In Xapian, a document is a set of terms which optionally stores the positions (integers) of where each terms occurs in the document. This means that there is no concept related to a Haystack field. Thus, XH must define a way to map the different Haystack fields in a SearchIndex into Xapian.

The objective of this page is to explain how this is done.

Indexing

Notation

XH uses 4 different ways to index a term:

  1. unstemmed term: a single word
    • Indexed as <unstemmed term>
    • Example: Happiness.
  2. stemmed term: the stem of the term
    • Indexed as Z<stemmed term>
    • Example: Zhappi (stem of Happiness)
  3. unstemmed term in the field
    • Indexed as X<field_name><unstemmed term> where field_name is the field name in uppercase
    • Example: XSUMMARYhappiness
  4. stemmed term in the field
    • Indexed as ZX<field_name><unstemmed term> where field_name is the field name in uppercase
    • Example: ZXSUMMARYhappi

Items 1. and 2. are intended for a search on the whole document (using keyword content on .filter()), and the items 3. and 4. are intended for searches on a specific field (using the appropriate keyword on .filter()).

Correspondence

In Haystack, fields have different types (e.g. text, float), which can hold different Python types. XH uses this information about the field to map its content to a Xapian index. Specifically it uses:

  • type:
    • text
    • integer
    • float
    • datetime
    • date
  • field_name (name the user gave to the field).
  • multi_valued (True for MultiValued fields).

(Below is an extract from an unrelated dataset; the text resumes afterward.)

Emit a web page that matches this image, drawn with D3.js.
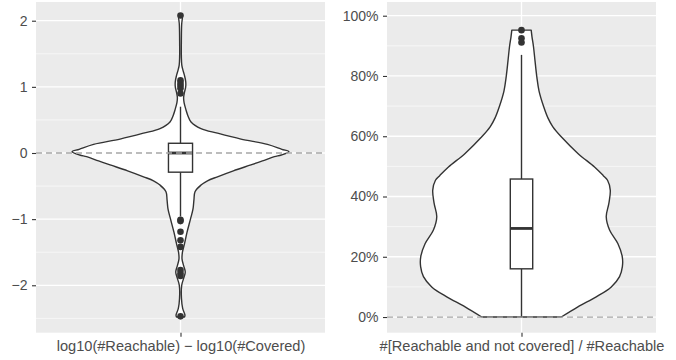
<!DOCTYPE html>
<html>
<head>
<meta charset="utf-8">
<script src="https://cdn.jsdelivr.net/npm/d3@7"></script>
<style>
  html, body { margin: 0; padding: 0; background: #ffffff; }
  svg { display: block; }
  text { font-family: "Liberation Sans", Arial, Helvetica, sans-serif; }
</style>
</head>
<body>
<svg id="chart" width="676" height="360"></svg>
<script>
// ---------- data ----------
// Left panel: log10(#Reachable) - log10(#Covered)
const leftLabel = "log10(#Reachable) \u2212 log10(#Covered)";
const leftTicks = [-2, -1, 0, 1, 2];
const leftTickLabels = ["\u22122", "\u22121", "0", "1", "2"];
const leftMinor = [-2.5, -1.5, -0.5, 0.5, 1.5];
// violin outline: value and relative density (1 = widest)
const leftDensityY = [2.10, 2.05, 1.95, 1.70, 1.45, 1.33, 1.25, 1.17, 1.08, 1.00, 0.92, 0.84, 0.76, 0.65, 0.56, 0.47, 0.37, 0.30, 0.21, 0.13, 0.056, 0.02, -0.03, -0.056, -0.12, -0.18, -0.27, -0.36, -0.42, -0.485, -0.586, -0.71, -0.85, -1.0, -1.2, -1.37, -1.5, -1.6, -1.7, -1.8, -1.9, -2.0, -2.2, -2.35, -2.45, -2.48];
const leftDensity = [0.011, 0.017, 0.011, 0.008, 0.008, 0.012, 0.023, 0.037, 0.048, 0.048, 0.037, 0.029, 0.033, 0.051, 0.069, 0.097, 0.189, 0.341, 0.558, 0.802, 0.935, 1.000, 0.930, 0.866, 0.756, 0.650, 0.488, 0.341, 0.249, 0.189, 0.134, 0.124, 0.115, 0.092, 0.060, 0.037, 0.018, 0.014, 0.028, 0.044, 0.028, 0.011, 0.009, 0.020, 0.041, 0.037];
// box summary: lower whisker, Q1, median, Q3, upper whisker
const leftBox = [-0.96, -0.29, 0.0, 0.147, 0.70];
const leftOutliers = [2.08, 1.10, 1.06, 1.02, 0.98, 0.90, -1.01, -1.03, -1.19, -1.32, -1.42, -1.77, -1.82, -1.86, -2.47];

// Right panel: share of reachable items that are not covered
const rightLabel = "#[Reachable and not covered] / #Reachable";
const rightTicks = [0, 0.2, 0.4, 0.6, 0.8, 1.0];
const rightTickLabels = ["0%", "20%", "40%", "60%", "80%", "100%"];
const rightMinor = [0.1, 0.3, 0.5, 0.7, 0.9];
const rightDensityY = [0.952, 0.93, 0.897, 0.85, 0.797, 0.75, 0.697, 0.66, 0.631, 0.598, 0.543, 0.498, 0.47, 0.454, 0.421, 0.377, 0.333, 0.289, 0.244, 0.20, 0.167, 0.134, 0.10, 0.067, 0.034, 0.0];
const rightDensity = [0.096, 0.104, 0.119, 0.134, 0.152, 0.174, 0.221, 0.263, 0.311, 0.394, 0.559, 0.724, 0.809, 0.853, 0.880, 0.866, 0.840, 0.873, 0.955, 0.999, 1.000, 0.972, 0.890, 0.741, 0.559, 0.394];
const rightBox = [0.0, 0.16, 0.294, 0.458, 0.87];
const rightOutliers = [0.952, 0.925, 0.911];

// ---------- drawing ----------
const svg = d3.select("#chart");
const ink = "#333333";

function panel(cfg) {
  const g = svg.append("g");
  const x = d3.scalePoint().domain([cfg.label]).range([cfg.left, cfg.right]).padding(0.5);
  const y = d3.scaleLinear().domain(cfg.domain).range([cfg.bottom, cfg.top]);
  const unit = (cfg.right - cfg.left) / 1.2;   // width of one discrete step
  const cx = x(cfg.label);

  // background
  g.append("rect")
    .attr("x", cfg.left).attr("y", cfg.top)
    .attr("width", cfg.right - cfg.left).attr("height", cfg.bottom - cfg.top)
    .attr("fill", "#EBEBEB");

  // grid
  g.selectAll(".minor").data(cfg.minor).join("line")
    .attr("x1", cfg.left).attr("x2", cfg.right)
    .attr("y1", d => y(d)).attr("y2", d => y(d))
    .attr("stroke", "#ffffff").attr("stroke-width", 0.6);
  g.selectAll(".major").data(cfg.ticks).join("line")
    .attr("x1", cfg.left).attr("x2", cfg.right)
    .attr("y1", d => y(d)).attr("y2", d => y(d))
    .attr("stroke", "#ffffff").attr("stroke-width", 1.3);
  g.append("line")
    .attr("x1", cx).attr("x2", cx).attr("y1", cfg.top).attr("y2", cfg.bottom)
    .attr("stroke", "#ffffff").attr("stroke-width", 1.3);

  // violin
  const wScale = d3.scaleLinear().domain([0, d3.max(cfg.density)]).range([0, 0.45 * unit]);
  const pts = cfg.densityY.map((v, i) => [v, cfg.density[i]]);
  const area = d3.area()
    .y(d => y(d[0]))
    .x0(d => cx - wScale(d[1]))
    .x1(d => cx + wScale(d[1]))
    .curve(d3.curveCatmullRom.alpha(0.5));
  g.append("path")
    .datum(pts)
    .attr("d", area)
    .attr("fill", "#ffffff")
    .attr("stroke", ink)
    .attr("stroke-width", 1.4)
    .attr("stroke-linejoin", "round");

  // box plot
  const [lo, q1, med, q3, hi] = cfg.box;
  const bw = 0.1 * unit;
  g.append("line")
    .attr("x1", cx).attr("x2", cx).attr("y1", y(q3)).attr("y2", y(hi))
    .attr("stroke", ink).attr("stroke-width", 1.4);
  g.append("line")
    .attr("x1", cx).attr("x2", cx).attr("y1", y(q1)).attr("y2", y(lo))
    .attr("stroke", ink).attr("stroke-width", 1.4);
  g.append("rect")
    .attr("x", cx - bw / 2).attr("y", y(q3))
    .attr("width", bw).attr("height", y(q1) - y(q3))
    .attr("fill", "#ffffff").attr("stroke", ink).attr("stroke-width", 1.4);
  g.append("line")
    .attr("x1", cx - bw / 2).attr("x2", cx + bw / 2).attr("y1", y(med)).attr("y2", y(med))
    .attr("stroke", ink).attr("stroke-width", 2.8);
  g.selectAll(".out").data(cfg.outliers).join("circle")
    .attr("cx", cx).attr("cy", d => y(d)).attr("r", 3.3)
    .attr("fill", ink);

  // dashed reference at zero
  g.append("line")
    .attr("x1", cfg.left).attr("x2", cfg.right).attr("y1", y(0)).attr("y2", y(0))
    .attr("stroke", "#A6A6A6").attr("stroke-width", 1.3)
    .attr("stroke-dasharray", "6,4");

  // y axis
  const yAxis = d3.axisLeft(y).tickValues(cfg.ticks)
    .tickFormat((d, i) => cfg.tickLabels[i]).tickSize(4).tickPadding(4.5);
  const ya = g.append("g").attr("transform", `translate(${cfg.left},0)`).call(yAxis);
  ya.select(".domain").remove();
  ya.selectAll(".tick line").attr("stroke", ink).attr("stroke-width", 1.1);
  ya.selectAll(".tick text").attr("fill", "#4D4D4D").attr("font-size", "14px")
    .attr("font-family", '"Liberation Sans", Arial, sans-serif');

  // x axis
  const xAxis = d3.axisBottom(x).tickSize(4).tickPadding(4);
  const xa = g.append("g").attr("transform", `translate(0,${cfg.bottom})`).call(xAxis);
  xa.select(".domain").remove();
  xa.selectAll(".tick line").attr("stroke", ink).attr("stroke-width", 1.1);
  xa.selectAll(".tick text").attr("fill", "#4D4D4D").attr("font-size", "14.6px")
    .attr("font-family", '"Liberation Sans", Arial, sans-serif');
}

panel({
  label: leftLabel, left: 36, right: 325, top: 2, bottom: 332.7,
  domain: [-2.717, 2.283], ticks: leftTicks, tickLabels: leftTickLabels, minor: leftMinor,
  densityY: leftDensityY, density: leftDensity, box: leftBox, outliers: leftOutliers
});
panel({
  label: rightLabel, left: 387, right: 656, top: 2, bottom: 332.7,
  domain: [-0.052, 1.0455], ticks: rightTicks, tickLabels: rightTickLabels, minor: rightMinor,
  densityY: rightDensityY, density: rightDensity, box: rightBox, outliers: rightOutliers
});
</script>
</body>
</html>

With the above notation, we can now describe how XH creates the index:

  • text: indexed by splitting the string into terms and index each term using the 4 items described above. During this process XH tells Xapian to store the positional information of each term in the document. This way, users can use the __exact with full sentences.

  • datetime: indexed by converting it to two terms (%Y-%m-%d %H:%m:%s) and store them using item 1. and 3.

  • date: indexed by converting it to a term (%Y-%m-%d) and store it using item 1. and 3.

  • integer: same as above with %d.

  • float: same as above with %f.

  • multivalued: they are always type text, so we use the recipe for text on each value of the multivalued.

Besides the fields on the SearchIndex, XH has 3 "private" fields:

  • id: a unique identifier of the document:
    • Indexed as: Q<app_name>.<model_name>.<instance_pk>
    • Example: Qmyapp.book.1
  • django_ct: the identifier of the django model
    • Indexed as: CONTENTTYPE<app_name>.<model_name>
    • Example: CONTENTTYPEmyapp.book
  • django_id: the unique identifier of the django instance
    • Indexed as: QQ<instance_pk>
    • Example: QQ1

These are used for searches of the form .filter(django_id=2) and .models('book'); XH automatically constructs the search with the correct prefix.

Example

As an example, let's say we have the following SearchIndex:

class DocumentIndex(indexes.SearchIndex):
    title = indexes.CharField()
    text = indexes.CharField(document=True, use_template=True)
    pub_date = indexes.DateField()

and let's say we have one instance with

  • title='this is happiness'
  • text='this is a text'
  • pub_date=datetime(2010, 2, 2, 12, 4, 2)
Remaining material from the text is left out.